Essentially, GCC rewrites into traditional SSA form all the variables
that it deems "registers" (variables of scalar types with local scope
and non-addressable). Everything else is deemed "memory" and it's
represented using virtual definition and virtual use operators (VDEF and
VUSES in GCC's parlance). The operands in these operators are renamed
using Factored Use-Def chains to keep both UD and DD chains.
> To my surprise, gcc simply generated
>
> a.0 = 1;
> f();
> b.0 = a.0;
That's indeed wrong. Which version of the compiler were you using? GCC
4.1 generates:
f ()
{
# BLOCK 0 freq:10000
# PRED: ENTRY [100.0%] (fallthru,exec)
*global_a = 2;
return;
# SUCC: EXIT [100.0%]
}
g ()
{
int a;
# BLOCK 0 freq:10000
# PRED: ENTRY [100.0%] (fallthru,exec)
global_a = &a;
a = 1;
f ();
return;
# SUCC: EXIT [100.0%]
}
(b is killed during the first DCE pass). To see both forms, use the
-fdump-tree-all-vops switch. All the IL dumps generated will show both
the SSA and the Virtual SSA forms generated.

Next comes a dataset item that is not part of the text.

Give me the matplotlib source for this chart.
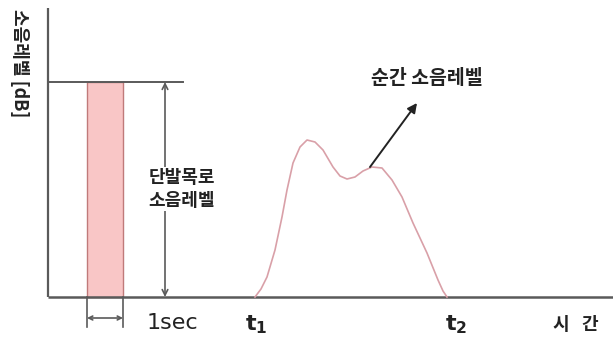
import matplotlib
matplotlib.use("Agg")
import matplotlib.pyplot as plt
from matplotlib.patches import Rectangle

plt.rcParams['font.family'] = ['Noto Sans CJK KR', 'DejaVu Sans']

# Diagram coordinates (x: time position, y: level), origin at axis corner
curve_t = [207, 213, 219, 227, 234, 239, 245, 252, 259, 267, 275, 285, 292, 299,
           307, 315, 324, 334, 344, 354, 365, 379, 390, 395, 399]
curve_level = [0, 8, 20, 47, 80, 107, 134, 150, 157, 155, 147, 130, 121, 118,
               120, 126, 130, 129, 117, 100, 74, 44, 17, 6, 0]
event_level = 215          # single-event noise level
bar_start, bar_end = 39, 75  # the 1 sec window
t1, t2 = 205, 400
labels = {"ylabel": "소음레벨 [dB]", "event": "단발목로\n소음레벨", "inst": "순간 소음레벨",
          "sec": "1sec", "time": "시   간"}

X0, Y0 = 48, 297  # pixel origin

fig = plt.figure(figsize=(6.13, 3.41), dpi=100)
ax = fig.add_axes([0, 0, 1, 1])
ax.set_xlim(-X0, 613 - X0)
ax.set_ylim(-(341 - Y0), Y0)
ax.axis("off")

axc = "#5a5a5a"
# axes
ax.plot([0, 0], [0, 289], color=axc, lw=1.6, solid_capstyle="butt")
ax.plot([0, 565], [0, 0], color=axc, lw=1.8, solid_capstyle="butt")
# event level line
ax.plot([0, 135], [event_level, event_level], color=axc, lw=1.4)
# pink bar
ax.add_patch(Rectangle((bar_start, 0), bar_end - bar_start, event_level,
                       facecolor="#f9c6c6", edgecolor="#c07a7a", lw=1.0))
# double arrow for level
ax.annotate("", xy=(117, 0), xytext=(117, event_level),
            arrowprops=dict(arrowstyle="<->", color=axc, lw=1.2, shrinkA=0, shrinkB=0,
                            mutation_scale=10))
ax.text(134, 108, labels["event"], fontsize=13, fontweight="bold", color="#222",
        ha="center", va="center", linespacing=1.3,
        bbox=dict(facecolor="white", edgecolor="none", pad=0.5))
# bracket under bar
ax.plot([bar_start, bar_start], [0, -30], color=axc, lw=1.2)
ax.plot([bar_end, bar_end], [0, -30], color=axc, lw=1.2)
ax.annotate("", xy=(bar_start, -21), xytext=(bar_end, -21),
            arrowprops=dict(arrowstyle="<->", color=axc, lw=1.2, shrinkA=0, shrinkB=0,
                            mutation_scale=7))
ax.text(99, -26, labels["sec"], fontsize=16, color="#222", ha="left", va="center",
        family="DejaVu Sans")
# curve
ax.plot(curve_t, curve_level, color="#d9a0a8", lw=1.2)
# arrow to label
ax.annotate("", xy=(369, 194), xytext=(322, 130),
            arrowprops=dict(arrowstyle="-|>", color="#222", lw=1.4, shrinkA=0, shrinkB=0,
                            mutation_scale=14))
ax.text(379, 218, labels["inst"], fontsize=14, fontweight="bold", color="#222",
        ha="center", va="center")
# time labels
ax.text(t1 + 3, -28, r"$\mathbf{t}_\mathbf{1}$", fontsize=16, color="#222",
        ha="center", va="center")
ax.text(t2 + 8, -28, r"$\mathbf{t}_\mathbf{2}$", fontsize=16, color="#222",
        ha="center", va="center")
ax.text(528, -28, labels["time"], fontsize=13, fontweight="bold", color="#222",
        ha="center", va="center")
# y label
ax.text(-29, 288, labels["ylabel"], fontsize=13, fontweight="bold", color="#222",
        rotation=270, ha="center", va="top")

fig.savefig("out.png", dpi=100)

In this case, you should see for g() something like this for the initial
SSA form (after alias analysis):
g ()
{
int b;
int a;
# BLOCK 0
# PRED: ENTRY (fallthru)
# global_a_2 = V_MUST_DEF <global_a_1>;
global_a = &a;
# a_4 = V_MUST_DEF <a_3>;
a = 1;
# global_a_6 = V_MAY_DEF <global_a_2>;
# a_7 = V_MAY_DEF <a_4>;
f ();
# VUSE <a_7>;
b_5 = a;
return;
# SUCC: EXIT
}
Future versions of GCC are going to include changes to the Virtual SSA
form, but up to version 4.2 you should get something like the above.